WHAT THE TASK ASKS -> Below are the records; locate each line with the word "this" and copy it.

(Rows from a dataset of charts and code)
*-*-*

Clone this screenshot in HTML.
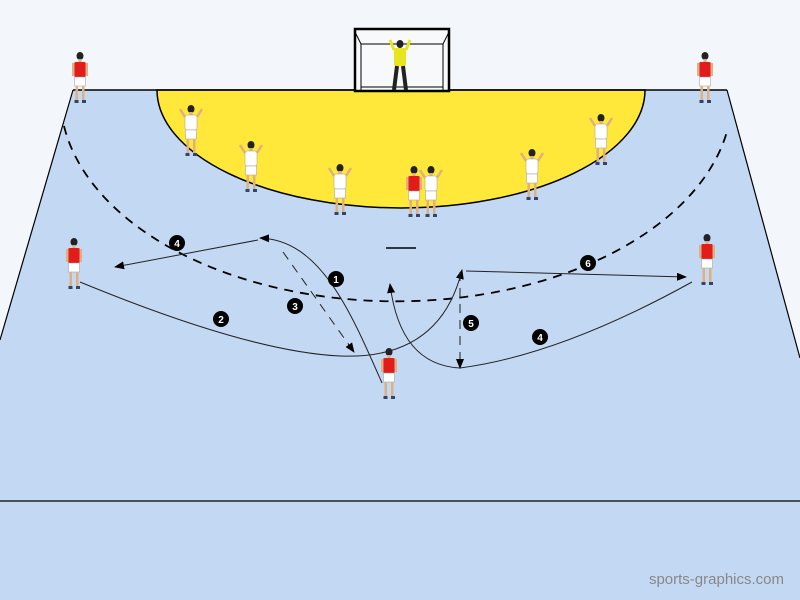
<!DOCTYPE html>
<html><head><style>body{margin:0}svg{display:block}</style></head><body>
<svg width="800" height="600" viewBox="0 0 800 600" xmlns="http://www.w3.org/2000/svg">
<defs>
<marker id="a" markerWidth="10" markerHeight="8" refX="9" refY="4" orient="auto" markerUnits="userSpaceOnUse"><path d="M0,0 L10,4 L0,8 z" fill="#000"/></marker>
<g id="pr"><ellipse cx="0" cy="-46" rx="3.5" ry="4" fill="#222"/><rect x="-1.5" y="-43" width="3" height="3" fill="#e0b080"/><rect x="-6" y="-40" width="12" height="15" rx="2" fill="#e21b1b"/><rect x="-8" y="-39" width="2.5" height="13" fill="#e0b080"/><rect x="5.5" y="-39" width="2.5" height="13" fill="#e0b080"/><rect x="-5.5" y="-25" width="11" height="9" fill="#fff" stroke="#999" stroke-width=".5"/><rect x="-4.5" y="-16" width="2.5" height="14" fill="#e0b080"/><rect x="2" y="-16" width="2.5" height="14" fill="#e0b080"/><rect x="-5.5" y="-2" width="4" height="3" fill="#34456a"/><rect x="2" y="-2" width="4" height="3" fill="#34456a"/></g>
<g id="pw"><ellipse cx="0" cy="-46" rx="3.5" ry="4" fill="#222"/><rect x="-1.5" y="-43" width="3" height="3" fill="#e0b080"/><rect x="-6" y="-40" width="12" height="15" rx="2" fill="#fff" stroke="#999" stroke-width=".5"/><path d="M-6,-38 L-11,-46 M6,-38 L11,-46" stroke="#e0b080" stroke-width="2.5"/><rect x="-5.5" y="-25" width="11" height="9" fill="#fff" stroke="#999" stroke-width=".5"/><rect x="-4.5" y="-16" width="2.5" height="14" fill="#e0b080"/><rect x="2" y="-16" width="2.5" height="14" fill="#e0b080"/><rect x="-5.5" y="-2" width="4" height="3" fill="#34456a"/><rect x="2" y="-2" width="4" height="3" fill="#34456a"/></g>
</defs>
<rect width="800" height="600" fill="#f3f6fb"/>
<polygon points="73,90 727,90 800,358 800,600 0,600 0,340" fill="#c3d8f2"/>
<path d="M73,90 L0,340 M727,90 L800,358" stroke="#000" stroke-width="1.2" fill="none"/>
<line x1="0" y1="501" x2="800" y2="501" stroke="#000" stroke-width="1.2"/>
<path d="M157,90 A244,118 0 0 0 645,90 Z" fill="#ffe83a" stroke="#000" stroke-width="1.5"/>
<line x1="73" y1="90" x2="727" y2="90" stroke="#000" stroke-width="1.5"/>
<path d="M64,126 A336,206 0 0 0 728,128" fill="none" stroke="#000" stroke-width="1.8" stroke-dasharray="9,7"/>
<line x1="386" y1="248" x2="416" y2="248" stroke="#000" stroke-width="1.5"/>
<!-- goal -->
<rect x="355" y="29" width="94" height="62" fill="#f8f9fb" stroke="#000" stroke-width="2.5"/>
<path d="M361,44 L443,44 M361,44 L361,90 M443,44 L443,90 M355,32 L361,44 M449,32 L443,44 M361,87 L443,87" stroke="#000" stroke-width="1" fill="none"/>
<!-- goalkeeper -->
<g transform="translate(400,90)"><ellipse cx="0" cy="-46" rx="3.5" ry="4" fill="#222"/><rect x="-6" y="-42" width="12" height="18" rx="2" fill="#e8e41e"/><path d="M-6,-40 L-10,-50 M6,-40 L10,-50" stroke="#e8e41e" stroke-width="3"/><path d="M-3,-24 L-6,0 M3,-24 L6,0" stroke="#222" stroke-width="4"/></g>
<!-- paths -->
<g fill="none" stroke="#222" stroke-width="1">
<path d="M258,240 L115,267" marker-end="url(#a)"/>
<path d="M382,383 C350,310 320,240 260,238" marker-end="url(#a)"/>
<path d="M283,252 L354,352" stroke-dasharray="9,7" marker-end="url(#a)"/>
<path d="M80,282 Q250,352 340,356 Q440,360 462,270" marker-end="url(#a)"/>
<path d="M692,282 Q560,355 460,368 Q400,365 390,284" marker-end="url(#a)"/>
<path d="M460,272 L460,368" stroke-dasharray="9,7" marker-end="url(#a)"/>
<path d="M466,271 L686,277" marker-end="url(#a)"/>
</g>
<g font-family="Liberation Sans, sans-serif" font-size="10" font-weight="bold" fill="#fff" text-anchor="middle">
<circle cx="177" cy="243" r="8" fill="#000"/><text x="177" y="247">4</text>
<circle cx="336" cy="279" r="8" fill="#000"/><text x="336" y="283">1</text>
<circle cx="295" cy="306" r="8" fill="#000"/><text x="295" y="310">3</text>
<circle cx="221" cy="319" r="8" fill="#000"/><text x="221" y="323">2</text>
<circle cx="471" cy="323" r="8" fill="#000"/><text x="471" y="327">5</text>
<circle cx="540" cy="337" r="8" fill="#000"/><text x="540" y="341">4</text>
<circle cx="588" cy="263" r="8" fill="#000"/><text x="588" y="267">6</text>
</g>
<use href="#pr" x="80" y="102"/>
<use href="#pr" x="705" y="102"/>
<use href="#pr" x="74" y="288"/>
<use href="#pr" x="707" y="284"/>
<use href="#pr" x="389" y="398"/>
<use href="#pr" x="414" y="216"/>
<use href="#pw" x="191" y="155"/>
<use href="#pw" x="251" y="191"/>
<use href="#pw" x="340" y="214"/>
<use href="#pw" x="431" y="216"/>
<use href="#pw" x="532" y="199"/>
<use href="#pw" x="601" y="164"/>
<text x="784" y="584" font-family="Liberation Sans, sans-serif" font-size="15" fill="#888" text-anchor="end">sports-graphics.com</text>
</svg>
</body></html>
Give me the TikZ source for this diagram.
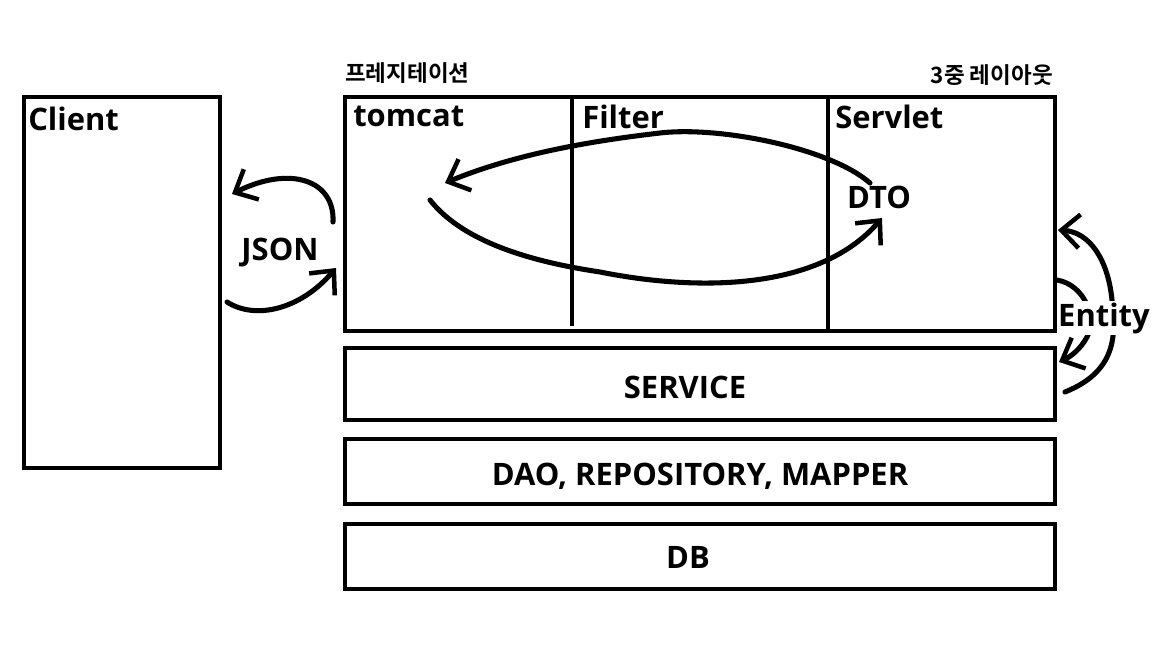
\documentclass[tikz,border=0pt]{standalone}
\usepackage{fontspec}
\usepackage{tikz}
\usetikzlibrary{arrows.meta}
\setmainfont{Open Sans}
\newfontfamily\kr{Noto Sans CJK KR}[BoldFont={* Bold}]

\tikzset{
  layer/.style={draw, line width=2.8pt, minimum width=17.75cm},
  tag/.style={font=\fontsize{22}{26}\selectfont\bfseries, inner sep=0pt},
  krtag/.style={font=\kr\fontsize{16}{19}\selectfont\bfseries, inner sep=0pt},
  pen/.style={line width=3.6pt, line cap=round, line join=round},
  hook/.style={pen, -{Straight Barb[length=13pt, width=24pt, line width=3.2pt]}}
}

\begin{document}
\begin{tikzpicture}[x=0.025cm, y=-0.025cm]
\useasboundingbox (0,0) rectangle (1152,648);
% boxes
\node[draw, line width=2.8pt, minimum width=4.9cm, minimum height=9.275cm] (client) at (122,282.5) {};
\node[layer, minimum height=5.85cm] (pres) at (700,214) {};
\node[layer, minimum height=1.8cm] (service) at (700,384) {};
\node[layer, minimum height=1.625cm] (dao) at (700,471.5) {};
\node[layer, minimum height=1.625cm] (db) at (700,556.5) {};
\coordinate (f1) at (572,97);
\coordinate (f2) at (572,326);
\coordinate (s1) at (828,97);
\coordinate (s2) at (828,331);
\draw[line width=2.8pt] (f1)--(f2);
\draw[line width=2.8pt] (s1)--(s2);
% labels
\node[tag, anchor=west] (clientlbl) at (28,119) {Client};
\node[tag, anchor=west] (tomcat) at (353,116) {tomcat};
\node[tag, anchor=west] (filter) at (582,117) {Filter};
\node[tag, anchor=west] (servlet) at (835,117) {Servlet};
\node[tag] (servicelbl) at (685,387) {SERVICE};
\node[tag] (daolbl) at (700,476) {DAO, REPOSITORY, MAPPER};
\node[tag] (dblbl) at (688,557) {DB};
\node[krtag, anchor=west] (presname) at (345,73) {프레지테이션};
\node[krtag, anchor=east] (tier) at (1053,75) {3중 레이아웃};
% JSON
\coordinate (j1) at (333,222);
\coordinate (j2) at (232,194);
\coordinate (j3) at (227,302);
\coordinate (j4) at (336,268);
\draw[hook] (j1) .. controls (335,180) and (290,165) .. (j2);
\draw[hook] (j3) .. controls (255,320) and (300,310) .. (j4);
\node[tag] (json) at (280,253) {JSON};
% DTO
\coordinate (d1) at (870,183);
\coordinate (d2) at (445,183);
\coordinate (d3) at (430,200);
\coordinate (d4) at (882,218);
\draw[hook] (d1) .. controls (830,148) and (720,126) .. (660,133) .. controls (600,140) and (520,152) .. (d2);
\draw[hook] (d3) .. controls (460,238) and (520,260) .. (600,272) .. controls (700,292) and (820,290) .. (d4);
\node[tag] (dto) at (879,197) {DTO};
% Entity
\coordinate (e1) at (1065,392);
\coordinate (e2) at (1058,230);
\coordinate (e3) at (1057,280);
\coordinate (e4) at (1059,362);
\draw[hook] (e1) .. controls (1120,370) and (1115,330) .. (1112,300) .. controls (1108,260) and (1090,232) .. (e2);
\draw[hook] (e3) .. controls (1085,285) and (1097,318) .. (1087,337) .. controls (1080,350) and (1070,357) .. (e4);
\node[tag, fill=white, inner sep=1pt] (entity) at (1104,318) {Entity};
\end{tikzpicture}
\end{document}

*-*-*

ANSWER TO THE TASK ->
Clone this screenshot in HTML.
Give me the TikZ source for this diagram.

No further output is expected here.